If I have array of 16 or 32 or 64 bytes (let's suppose aligned on 64-bytes memory boundary), how do I quickly find index of first byte equal to given, using SIMD SSE2/AVX/AVX2/AVX-512. If such byte not exist for example you can return index equal to size of array.
uint8_t a[16];
size_t index = FindByte(a, 0x37);
of course without SIMD it can be implemented with simple loop
template <size_t Size>
size_t FindByte(uint8_t const (&arr)[Size], uint8_t b) {
    for (size_t i = 0; i < Size; ++i)
        if (arr[i] == b)
            return i;
    return Size;
}
These above are just toy examples. In real application I have to check not a single array but millions of arrays per second. That's why I need to do this very fast, hence I was thinking of doing this using SIMD instructions.

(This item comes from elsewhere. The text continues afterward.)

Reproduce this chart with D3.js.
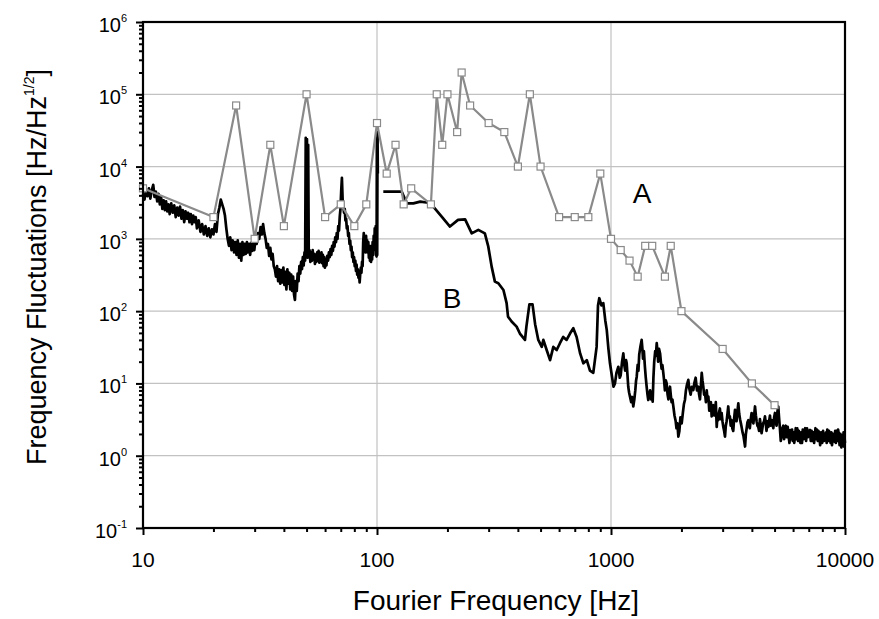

Also multi-threading here will not solve the problem because I have sequential queries to FindByte(), I can't run them in parallel.

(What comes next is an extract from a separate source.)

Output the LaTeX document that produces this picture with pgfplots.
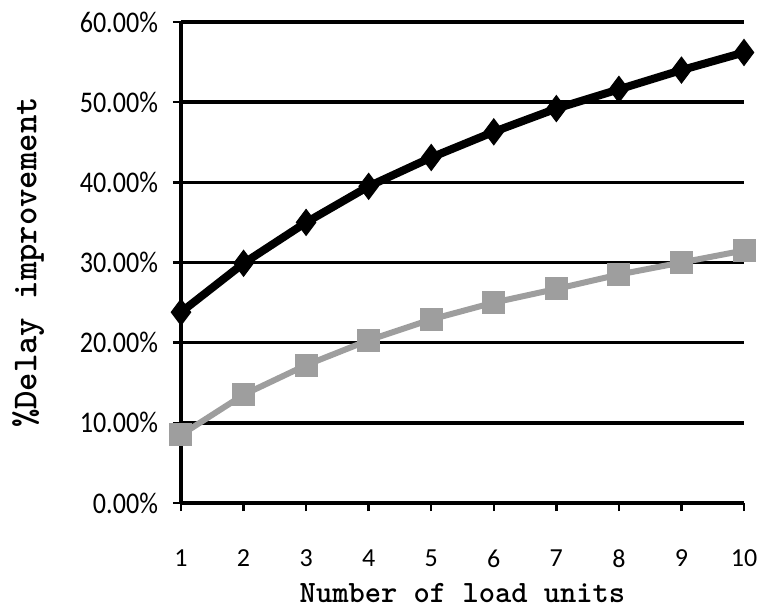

I tried to implement following solution with SIMD SSE2 and two precomputed tables:
#include <cstdint>
#include <iostream>
#include <array>
#include <emmintrin.h>
template <size_t Size>
size_t FindByte(uint8_t const (&arr)[Size], uint8_t b) {
    static auto const precompute = []{
        std::array<__m128i, 256> val{};
        for (size_t i = 0; i < 256; ++i)
            val[i] = _mm_set1_epi8(i);
        std::array<uint8_t, 1 << 16> pos{};
        for (size_t i = 0; i < (1 << 16); ++i) {
            size_t j = 0;
            for (j = 0; j < 16; ++j)
                if (i & (1 << j))
                    break;
            pos[i] = j;
        }
        return std::make_pair(std::move(val), std::move(pos));
    }();
    auto const cmp = _mm_cmpeq_epi8(
        _mm_loadu_si128((__m128i*)&arr),
        precompute.first[b]);
    return precompute.second[_mm_movemask_epi8(cmp)];
}
int main() {
    uint8_t arr[16] = {3, 5, 7, 11, 13, 17, 19};
    std::cout << FindByte(arr, 17) << " "
        << FindByte(arr, 23) << std::endl;
}
But this solution above might be non-optimal, because 64 KB table may give L1 cache misses, it only fits into L2 cache.
Also I expect that it can be solved without precomputed tables, just with SIMD instructions alone.
Also I need not only SSE2 solution that I did above, but also AVX/AVX2/AVX512 for the case of 32/64 bytes array.
Update. As question is closed, posting here my final working-fast solution for SSE2 that I figured out with the help of comments of @PeterCordes:
#include <cstdint>
#include <iostream>
#include <bit>
#include <emmintrin.h>
size_t FindByte(uint8_t const * arr16, uint8_t b) {
    return std::countr_zero(uint16_t(
        _mm_movemask_epi8(_mm_cmpeq_epi8(
            _mm_loadu_si128((__m128i*)arr16), _mm_set1_epi8(b)))
    ));
}
int main() {
    uint8_t arr[16] = {3, 5, 7, 11, 13, 17, 19};
    std::cout << FindByte(arr, 17) << " "
        << FindByte(arr, 23) << std::endl;
}
Console output:
5 16